[DIRECTIONS FOR THIS TASK] Take the listing from its first line through the line that contains "fig = go.Figure()" and please retype those lines exactly, leaving out the pictures.
===== MATERIAL PROVIDED =====
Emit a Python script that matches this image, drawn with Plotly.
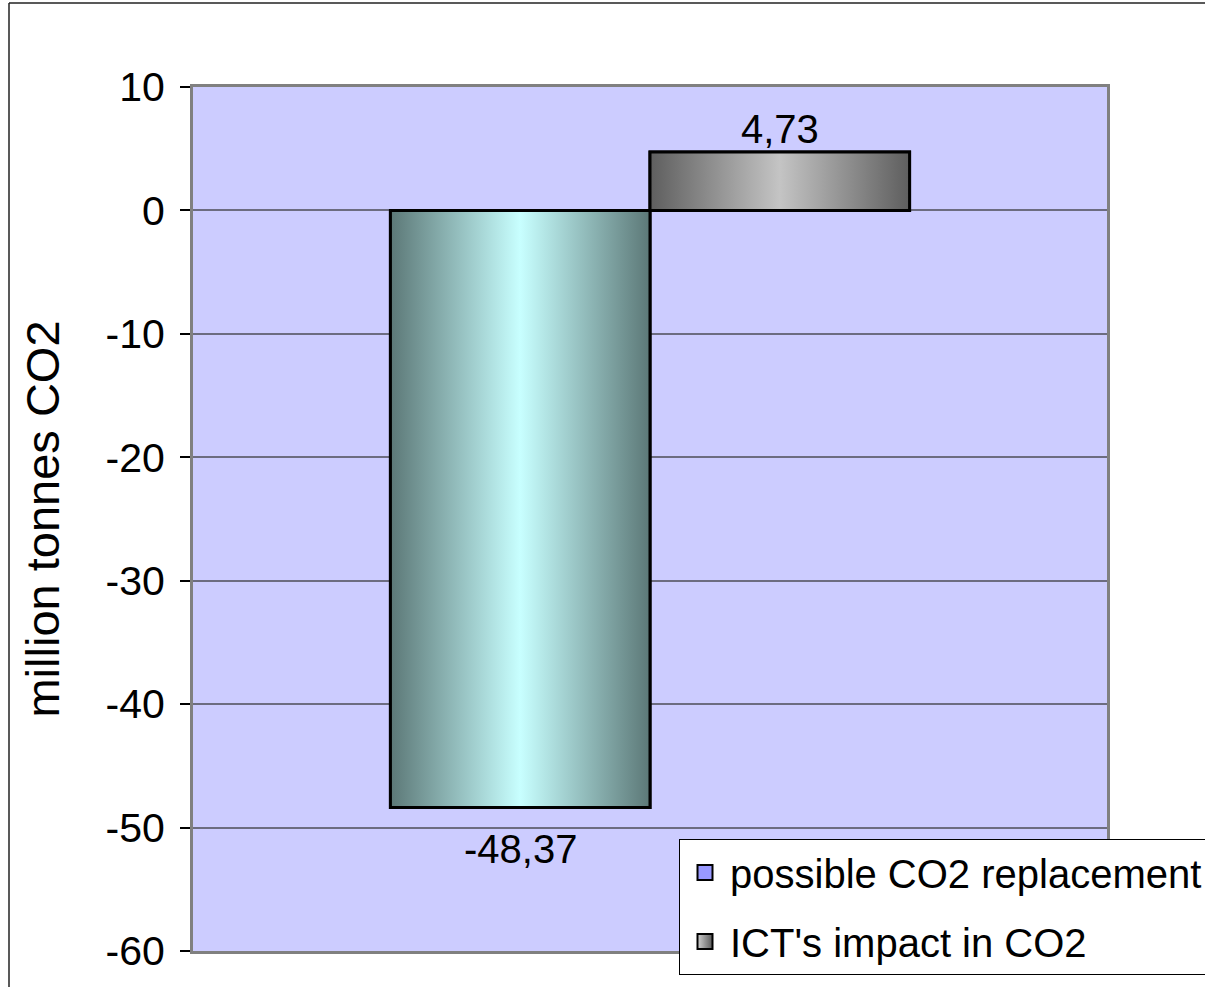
import plotly.graph_objects as go

# Series values (million tonnes CO2)
series_names = ["possible CO2 replacement", "ICT's impact in CO2"]
series_values = [-48.37, 4.73]

# Axis settings
y_ticks = [10, 0, -10, -20, -30, -40, -50, -60]
y_title = "million tonnes CO2"

# Styling
legend_colors = ["#9999FF", "#9C9C9C"]
gradient_stops = [
    [[0.0, "#5C7877"], [0.5, "#C8FFFF"], [1.0, "#5C7877"]],
    [[0.0, "#5E5E5E"], [0.5, "#C4C4C4"], [1.0, "#5E5E5E"]],
]
bar_width = 0.284
bar_centers = [-bar_width / 2, bar_width / 2]

W, H = 1205, 987
M = dict(l=193, r=98, t=87, b=36, autoexpand=False)
FONT = "Liberation Sans, Arial, sans-serif"

fig = go.Figure()

# Bars drawn from the series values
for i, (name, val) in enumerate(zip(series_names, series_values)):
    fig.add_trace(go.Bar(
        x=[bar_centers[i]], y=[val], width=bar_width, name=name,
        marker=dict(color=legend_colors[i], line=dict(color="black", width=3)),
        showlegend=False, hoverinfo="skip",
    ))

# Gradient faces drawn over each bar from the same values
for i, val in enumerate(series_values):
    x0 = bar_centers[i] - bar_width / 2
    x1 = bar_centers[i] + bar_width / 2
    fig.add_trace(go.Scatter(
        x=[x0, x1, x1, x0, x0], y=[0, 0, val, val, 0],
        mode="lines", fill="toself",
        fillgradient=dict(type="horizontal", colorscale=gradient_stops[i]),
        line=dict(color="black", width=3),
        showlegend=False, hoverinfo="skip",
    ))

# Legend keys: square swatches
legend_grad = [None, dict(type="horizontal", color="#5A5A5A")]
for i, name in enumerate(series_names):
    mk = dict(symbol="square", size=15, color=legend_colors[i],
              line=dict(color="black", width=2))
    if legend_grad[i]:
        mk["gradient"] = legend_grad[i]
        mk["color"] = "#D0D0D0"
    fig.add_trace(go.Scatter(
        x=[None], y=[None], mode="markers", name=name, marker=mk,
        legendgroup=f"g{i}", hoverinfo="skip",
    ))

# Value labels with decimal comma
for i, val in enumerate(series_values):
    label = f"{val:.2f}".replace(".", ",")
    fig.add_annotation(
        x=bar_centers[i], y=val, text=label, showarrow=False,
        xref="x", yref="y",
        yanchor="bottom" if val >= 0 else "top",
        yshift=-1 if val >= 0 else -18,
        font=dict(family=FONT, size=40, color="black"),
    )

# Outer frame: top and left edges (the rest runs off the page)
px_x = lambda p: (p - M["l"]) / (W - M["l"] - M["r"])
px_y = lambda p: (H - M["b"] - p) / (H - M["t"] - M["b"])
frame = dict(color="#222222", width=1.5)
fig.add_shape(type="line", xref="paper", yref="paper",
              x0=px_x(9), y0=px_y(3), x1=px_x(W), y1=px_y(3),
              line=frame, layer="below")
fig.add_shape(type="line", xref="paper", yref="paper",
              x0=px_x(9), y0=px_y(3), x1=px_x(9), y1=px_y(H),
              line=frame, layer="below")

fig.update_layout(
    width=W, height=H, margin=M,
    paper_bgcolor="white", plot_bgcolor="#CCCCFF",
    barmode="overlay",
    font=dict(family=FONT, color="black"),
    showlegend=True,
    legend=dict(
        x=px_x(679), y=px_y(839), xanchor="left", yanchor="top",
        bgcolor="white", bordercolor="black", borderwidth=1,
        font=dict(family=FONT, size=40, color="black"),
        traceorder="grouped", tracegroupgap=14, itemwidth=40,
        itemsizing="trace",
    ),
)

fig.update_xaxes(
    range=[-0.5, 0.5], showticklabels=False, showgrid=False, zeroline=False,
    showline=True, linecolor="#808080", linewidth=3, mirror=True, ticks="",
)
fig.update_yaxes(
    range=[-60, 10], tickvals=y_ticks, ticktext=[str(t) for t in y_ticks],
    ticks="outside", ticklen=10, tickwidth=1.5, tickcolor="black",
    tickfont=dict(family=FONT, size=41, color="black"),
    ticklabelstandoff=7,
    showgrid=True, gridcolor="#6C6C80", gridwidth=1.5,
    zeroline=True, zerolinecolor="#6C6C80", zerolinewidth=1.5,
    showline=True, linecolor="#808080", linewidth=3, mirror=True,
    title=dict(text=y_title, font=dict(family=FONT, size=47, color="black"),
               standoff=32),
)

fig.write_html("out.html")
=====
[ANSWER TO THIS PROBLEM]
Emit a Python script that matches this image, drawn with Plotly.
import plotly.graph_objects as go

# Series values (million tonnes CO2)
series_names = ["possible CO2 replacement", "ICT's impact in CO2"]
series_values = [-48.37, 4.73]

# Axis settings
y_ticks = [10, 0, -10, -20, -30, -40, -50, -60]
y_title = "million tonnes CO2"

# Styling
legend_colors = ["#9999FF", "#9C9C9C"]
gradient_stops = [
    [[0.0, "#5C7877"], [0.5, "#C8FFFF"], [1.0, "#5C7877"]],
    [[0.0, "#5E5E5E"], [0.5, "#C4C4C4"], [1.0, "#5E5E5E"]],
]
bar_width = 0.284
bar_centers = [-bar_width / 2, bar_width / 2]

W, H = 1205, 987
M = dict(l=193, r=98, t=87, b=36, autoexpand=False)
FONT = "Liberation Sans, Arial, sans-serif"

fig = go.Figure()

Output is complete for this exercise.